### WHAT YOU HAVE TO DO:
Repeat what the lines below say, word for word, and skip every image.
--------------------------------------------------
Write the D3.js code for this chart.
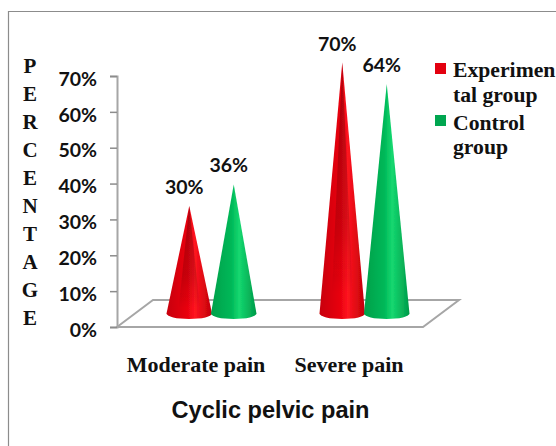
<!DOCTYPE html>
<html>
<head>
<meta charset="utf-8">
<script src="https://cdn.jsdelivr.net/npm/d3@7"></script>
<style>
    html, body { margin: 0; padding: 0; background: #fff; overflow: hidden; }
    .serif { font-family: "Liberation Serif", serif; font-weight: bold; fill: #111; }
    .num { font-family: Lato, "Open Sans", sans-serif; font-weight: bold; font-size: 19.5px; fill: #111; }
</style>
</head>
<body>
<div class="chart1"></div>
<script>
// values
var categories = ["Moderate pain", "Severe pain"];
var groups = ["Experimental group", "Control group"];
var experimental = [30, 70];
var control = [36, 64];
var yTicks = [0, 10, 20, 30, 40, 50, 60, 70];
var axisLetters = ["P", "E", "R", "C", "E", "N", "T", "A", "G", "E"];
var legendLines = [["Experimen", "tal group"], ["Control", "group"]];

var width = 556, height = 446;
var depthX = 36, depthY = 27;   // shift of the floor back edge

var svg = d3.select(".chart1").append("svg")
    .attr("width", width)
    .attr("height", height);

var defs = svg.append("defs");

function coneGradient(id, edgeL, mid, edgeR) {
    var g = defs.append("linearGradient").attr("id", id);
    g.append("stop").attr("offset", "0%").attr("stop-color", edgeL);
    g.append("stop").attr("offset", "45%").attr("stop-color", mid[0]);
    g.append("stop").attr("offset", "62%").attr("stop-color", mid[1]);
    g.append("stop").attr("offset", "100%").attr("stop-color", edgeR);
}
coneGradient("redCone", "#c8000c", ["#e8000e", "#ff1420"], "#c00008");
coneGradient("greenCone", "#00a04a", ["#00b858", "#14d870"], "#009a48");

var shade = defs.append("linearGradient").attr("id", "coneShade")
    .attr("x1", 0).attr("y1", 0).attr("x2", 0).attr("y2", 1);
shade.append("stop").attr("offset", "0%").attr("stop-color", "#300").attr("stop-opacity", 0.35);
shade.append("stop").attr("offset", "60%").attr("stop-color", "#300").attr("stop-opacity", 0.18);
shade.append("stop").attr("offset", "90%").attr("stop-color", "#300").attr("stop-opacity", 0);

defs.append("filter").attr("id", "soft")
    .append("feGaussianBlur").attr("stdDeviation", 0.6);

// frame, only left and top show in the crop
svg.append("path")
    .attr("d", "M8.5," + height + "V11.5H" + width)
    .attr("fill", "none")
    .attr("stroke", "#8c8c8c")
    .attr("stroke-width", 1.2);

var y = d3.scaleLinear()
    .domain([0, 70])
    .range([327, 76]);

var x0 = d3.scaleBand()
    .domain(categories)
    .range([117 + depthX / 2, 423 + depthX / 2]);

var x1 = d3.scaleBand()
    .domain(groups)
    .range([0, x0.bandwidth()])
    .paddingOuter(0.72);

// floor
var floor = d3.path();
floor.moveTo(117, y(0));
floor.lineTo(117 + depthX, y(0) - depthY);
floor.lineTo(423 + depthX, y(0) - depthY);
floor.lineTo(423, y(0));
floor.closePath();
svg.append("path")
    .attr("d", floor.toString())
    .attr("fill", "#fff")
    .attr("stroke", "#a6a6a6")
    .attr("stroke-width", 2);

// y axis
var yAxis = svg.append("g")
    .attr("transform", "translate(117,0)")
    .call(d3.axisLeft(y)
        .tickValues(yTicks)
        .tickSize(7)
        .tickPadding(13)
        .tickFormat(function (d) { return d + "%"; }));
yAxis.select(".domain").attr("stroke", "#a6a6a6").attr("stroke-width", 2);
yAxis.selectAll(".tick line").attr("stroke", "#8c8c8c").attr("stroke-width", 1.5);
yAxis.selectAll("text")
    .attr("class", "num")
    .attr("dy", "0.47em")
    .attr("fill", "#111");

// cones
function conePath(cx, halfWidth, value) {
    var baseY = y(0) - depthY / 2;
    var tipY = y(value) - depthY / 2;
    return "M" + (cx - halfWidth) + "," + baseY +
        "L" + cx + "," + tipY +
        "L" + (cx + halfWidth) + "," + baseY +
        "A" + halfWidth + ",5.5 0 0 1 " + (cx - halfWidth) + "," + baseY + "Z";
}

var series = [
    { name: groups[0], values: experimental, fill: "url(#redCone)", shaded: true },
    { name: groups[1], values: control, fill: "url(#greenCone)", shaded: false }
];

categories.forEach(function (c, i) {
    series.forEach(function (s) {
        var cx = x0(c) + x1(s.name) + x1.bandwidth() / 2;
        var d = conePath(cx, x1.bandwidth() / 2 + 0.5, s.values[i]);
        svg.append("path")
            .attr("d", d)
            .attr("fill", s.fill)
            .attr("filter", "url(#soft)");
        if (s.shaded) {
            svg.append("path")
                .attr("d", conePath(cx, x1.bandwidth() / 4, s.values[i]))
                .attr("fill", "url(#coneShade)")
                .attr("filter", "url(#soft)");
        }
        svg.append("text")
            .attr("class", "num")
            .attr("x", cx - 5)
            .attr("y", y(s.values[i]) - depthY / 2 - 12)
            .attr("text-anchor", "middle")
            .text(s.values[i] + "%");
    });
});

// category labels
svg.selectAll(".cat")
    .data(categories)
    .enter().append("text")
    .attr("class", "serif cat")
    .attr("x", function (d) { return x0(d) + x0.bandwidth() / 2 - 15.5; })
    .attr("y", 372)
    .attr("text-anchor", "middle")
    .style("font-size", "22px")
    .text(function (d) { return d; });

// axis title, one letter per row
svg.selectAll(".letter")
    .data(axisLetters)
    .enter().append("text")
    .attr("class", "serif letter")
    .attr("x", 30)
    .attr("y", function (d, i) { return 73 + i * 28; })
    .attr("text-anchor", "middle")
    .style("font-size", "21px")
    .text(function (d) { return d; });

svg.append("text")
    .attr("x", 270.5)
    .attr("y", 418)
    .attr("text-anchor", "middle")
    .style("font-family", "Liberation Sans")
    .style("font-weight", "bold")
    .style("font-size", "23.6px")
    .attr("fill", "#111")
    .text("Cyclic pelvic pain");

// legend
var legendColors = ["#e3000f", "#00a650"];
var legendY = [63, 115];
var lineY = [[77, 102], [130, 154]];
legendLines.forEach(function (lines, i) {
    svg.append("rect")
        .attr("x", 435)
        .attr("y", legendY[i])
        .attr("width", 11)
        .attr("height", 11)
        .attr("fill", legendColors[i]);
    lines.forEach(function (t, j) {
        svg.append("text")
            .attr("class", "serif")
            .attr("x", 453)
            .attr("y", lineY[i][j])
            .style("font-size", "21.7px")
            .text(t);
    });
});
</script>
</body>
</html>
--------------------------------------------------
### OUTPUT FOR THIS EXERCISE:
Write the D3.js code for this chart.
<!DOCTYPE html>
<html>
<head>
<meta charset="utf-8">
<script src="https://cdn.jsdelivr.net/npm/d3@7"></script>
<style>
    html, body { margin: 0; padding: 0; background: #fff; overflow: hidden; }
    .serif { font-family: "Liberation Serif", serif; font-weight: bold; fill: #111; }
    .num { font-family: Lato, "Open Sans", sans-serif; font-weight: bold; font-size: 19.5px; fill: #111; }
</style>
</head>
<body>
<div class="chart1"></div>
<script>
// values
var categories = ["Moderate pain", "Severe pain"];
var groups = ["Experimental group", "Control group"];
var experimental = [30, 70];
var control = [36, 64];
var yTicks = [0, 10, 20, 30, 40, 50, 60, 70];
var axisLetters = ["P", "E", "R", "C", "E", "N", "T", "A", "G", "E"];
var legendLines = [["Experimen", "tal group"], ["Control", "group"]];

var width = 556, height = 446;
var depthX = 36, depthY = 27;   // shift of the floor back edge

var svg = d3.select(".chart1").append("svg")
    .attr("width", width)
    .attr("height", height);

var defs = svg.append("defs");

function coneGradient(id, edgeL, mid, edgeR) {
    var g = defs.append("linearGradient").attr("id", id);
    g.append("stop").attr("offset", "0%").attr("stop-color", edgeL);
    g.append("stop").attr("offset", "45%").attr("stop-color", mid[0]);
    g.append("stop").attr("offset", "62%").attr("stop-color", mid[1]);
    g.append("stop").attr("offset", "100%").attr("stop-color", edgeR);
}
coneGradient("redCone", "#c8000c", ["#e8000e", "#ff1420"], "#c00008");
coneGradient("greenCone", "#00a04a", ["#00b858", "#14d870"], "#009a48");

var shade = defs.append("linearGradient").attr("id", "coneShade")
    .attr("x1", 0).attr("y1", 0).attr("x2", 0).attr("y2", 1);
shade.append("stop").attr("offset", "0%").attr("stop-color", "#300").attr("stop-opacity", 0.35);
shade.append("stop").attr("offset", "60%").attr("stop-color", "#300").attr("stop-opacity", 0.18);
shade.append("stop").attr("offset", "90%").attr("stop-color", "#300").attr("stop-opacity", 0);

defs.append("filter").attr("id", "soft")
    .append("feGaussianBlur").attr("stdDeviation", 0.6);

// frame, only left and top show in the crop
svg.append("path")
    .attr("d", "M8.5," + height + "V11.5H" + width)
    .attr("fill", "none")
    .attr("stroke", "#8c8c8c")
    .attr("stroke-width", 1.2);

var y = d3.scaleLinear()
    .domain([0, 70])
    .range([327, 76]);

var x0 = d3.scaleBand()
    .domain(categories)
    .range([117 + depthX / 2, 423 + depthX / 2]);

var x1 = d3.scaleBand()
    .domain(groups)
    .range([0, x0.bandwidth()])
    .paddingOuter(0.72);

// floor
var floor = d3.path();
floor.moveTo(117, y(0));
floor.lineTo(117 + depthX, y(0) - depthY);
floor.lineTo(423 + depthX, y(0) - depthY);
floor.lineTo(423, y(0));
floor.closePath();
svg.append("path")
    .attr("d", floor.toString())
    .attr("fill", "#fff")
    .attr("stroke", "#a6a6a6")
    .attr("stroke-width", 2);

// y axis
var yAxis = svg.append("g")
    .attr("transform", "translate(117,0)")
    .call(d3.axisLeft(y)
        .tickValues(yTicks)
        .tickSize(7)
        .tickPadding(13)
        .tickFormat(function (d) { return d + "%"; }));
yAxis.select(".domain").attr("stroke", "#a6a6a6").attr("stroke-width", 2);
yAxis.selectAll(".tick line").attr("stroke", "#8c8c8c").attr("stroke-width", 1.5);
yAxis.selectAll("text")
    .attr("class", "num")
    .attr("dy", "0.47em")
    .attr("fill", "#111");

// cones
function conePath(cx, halfWidth, value) {
    var baseY = y(0) - depthY / 2;
    var tipY = y(value) - depthY / 2;
    return "M" + (cx - halfWidth) + "," + baseY +
        "L" + cx + "," + tipY +
        "L" + (cx + halfWidth) + "," + baseY +
        "A" + halfWidth + ",5.5 0 0 1 " + (cx - halfWidth) + "," + baseY + "Z";
}

var series = [
    { name: groups[0], values: experimental, fill: "url(#redCone)", shaded: true },
    { name: groups[1], values: control, fill: "url(#greenCone)", shaded: false }
];

categories.forEach(function (c, i) {
    series.forEach(function (s) {
        var cx = x0(c) + x1(s.name) + x1.bandwidth() / 2;
        var d = conePath(cx, x1.bandwidth() / 2 + 0.5, s.values[i]);
        svg.append("path")
            .attr("d", d)
            .attr("fill", s.fill)
            .attr("filter", "url(#soft)");
        if (s.shaded) {
            svg.append("path")
                .attr("d", conePath(cx, x1.bandwidth() / 4, s.values[i]))
                .attr("fill", "url(#coneShade)")
                .attr("filter", "url(#soft)");
        }
        svg.append("text")
            .attr("class", "num")
            .attr("x", cx - 5)
            .attr("y", y(s.values[i]) - depthY / 2 - 12)
            .attr("text-anchor", "middle")
            .text(s.values[i] + "%");
    });
});

// category labels
svg.selectAll(".cat")
    .data(categories)
    .enter().append("text")
    .attr("class", "serif cat")
    .attr("x", function (d) { return x0(d) + x0.bandwidth() / 2 - 15.5; })
    .attr("y", 372)
    .attr("text-anchor", "middle")
    .style("font-size", "22px")
    .text(function (d) { return d; });

// axis title, one letter per row
svg.selectAll(".letter")
    .data(axisLetters)
    .enter().append("text")
    .attr("class", "serif letter")
    .attr("x", 30)
    .attr("y", function (d, i) { return 73 + i * 28; })
    .attr("text-anchor", "middle")
    .style("font-size", "21px")
    .text(function (d) { return d; });

svg.append("text")
    .attr("x", 270.5)
    .attr("y", 418)
    .attr("text-anchor", "middle")
    .style("font-family", "Liberation Sans")
    .style("font-weight", "bold")
    .style("font-size", "23.6px")
    .attr("fill", "#111")
    .text("Cyclic pelvic pain");

// legend
var legendColors = ["#e3000f", "#00a650"];
var legendY = [63, 115];
var lineY = [[77, 102], [130, 154]];
legendLines.forEach(function (lines, i) {
    svg.append("rect")
        .attr("x", 435)
        .attr("y", legendY[i])
        .attr("width", 11)
        .attr("height", 11)
        .attr("fill", legendColors[i]);
    lines.forEach(function (t, j) {
        svg.append("text")
            .attr("class", "serif")
            .attr("x", 453)
            .attr("y", lineY[i][j])
            .style("font-size", "21.7px")
            .text(t);
    });
});
</script>
</body>
</html>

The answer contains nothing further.